How are they followed up?
Despite COVID adversely impacting routine medical care over many months in 2020, follow-up of cohort participants was: 78% seen in 2019 or 2020; a further 4.4% seen most recently in 2018 and a further 2.4% in 2017. All women remain under surveillance for return to follow-up mammography. Follow-up is passive through medical record linkages, tumor registry searches, and mortality searches. This results in over 80% active follow-up for women seen within the last 36 months. The average person-years of follow-up through most recent contact is 9.2 person-years.
What exposures have been measured?
At enrollment a baseline questionnaire, blood draw and mammogram were obtained along with address for follow-up and for geocoding for measures of structural inequality. Baseline blood samples taken with DNA extraction (3 aliquots of 1ml); plasma aliquots of 1 ml (6 per participant) placed into cryovials and stored at -80C in LN2 freezers.
Women self-reported breast cancer risk factors on entry to the cohort. These are drawn from established and validated measures  include: height, weight at age 18, current weight and weight at menopause; age at menarche; age at first birth, age at each subsequent birth, parity; menses ceased (yes/no), age at menopause and surgical removal of uterus, with or without removal of ovaries, and age at hysterectomy; family history of breast cancer (mother and/or sister); Ashkenazi Jewish heritage; history of benign breast biopsy; current use of hormone therapy (yes / no, and type of hormone therapy); current use of oral contraceptives (yes / no); current alcohol intake; current smoking status, cigarettes per day.

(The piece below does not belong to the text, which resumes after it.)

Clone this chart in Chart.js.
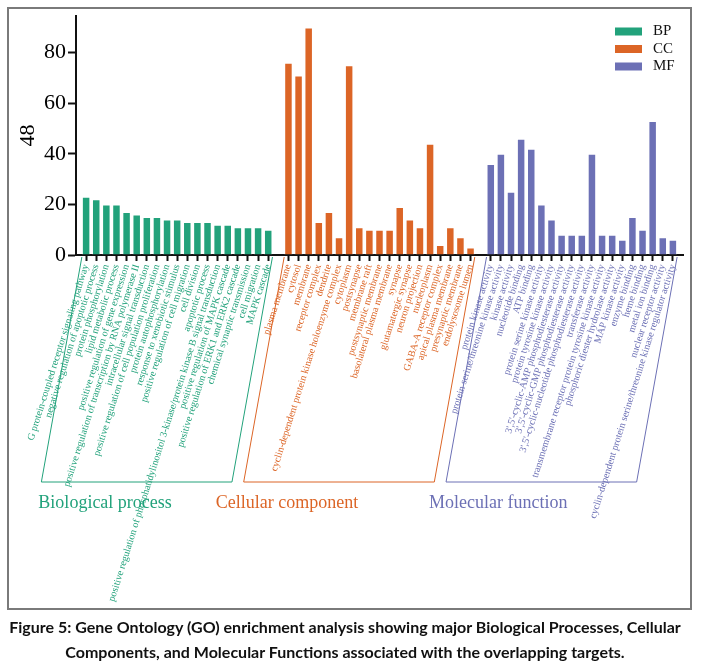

Mammograms: a screening mammogram 12 to 24 months prior to baseline; at baseline; and subsequent follow-up screening have been identified and stored. These images are stored along with BI-RADS density report recorded (a=almost entirely fat, b=scattered areas of fibroglandular density, c=heterogeneously dense, d=extremely dense). Routine screening mammograms were obtained using Hologic machines.
County-level measures of structural inequality: We summarize multiple measures of county-level structural inequality that were included for relevance to population health and health disparities. First, we include five latent factors representing multiple domains of structural inequality. The data were publicly available and previously compiled by the Health Inequality Project . They were derived using exploratory factor analysis (EFA) in SAS 9.4 (SAS Institute Inc., Cary, NC) and theory-driven choices. The factors each consist of four or five variables clustering around the following themes: racial and economic segregation; population change; opportunity for socioeconomic advancement; economic environment; and population and housing characteristics. We also include the Index of Concentration at the Extremes (ICE) for race, income, and income and race combined. These measures describe the distribution of extreme privilege and deprivation for these indicators across a specified area. Finally, we include measures of area-level debt delinquency for any debt and for medical debt since area-level indebtedness has been shown to impact household finances as well as available neighborhood-level services which has implications for neighborhood stability and subsequent health. All variables were appended to participant’s geocoded county of residence at the time of enrollment for a total of 224 unique counties.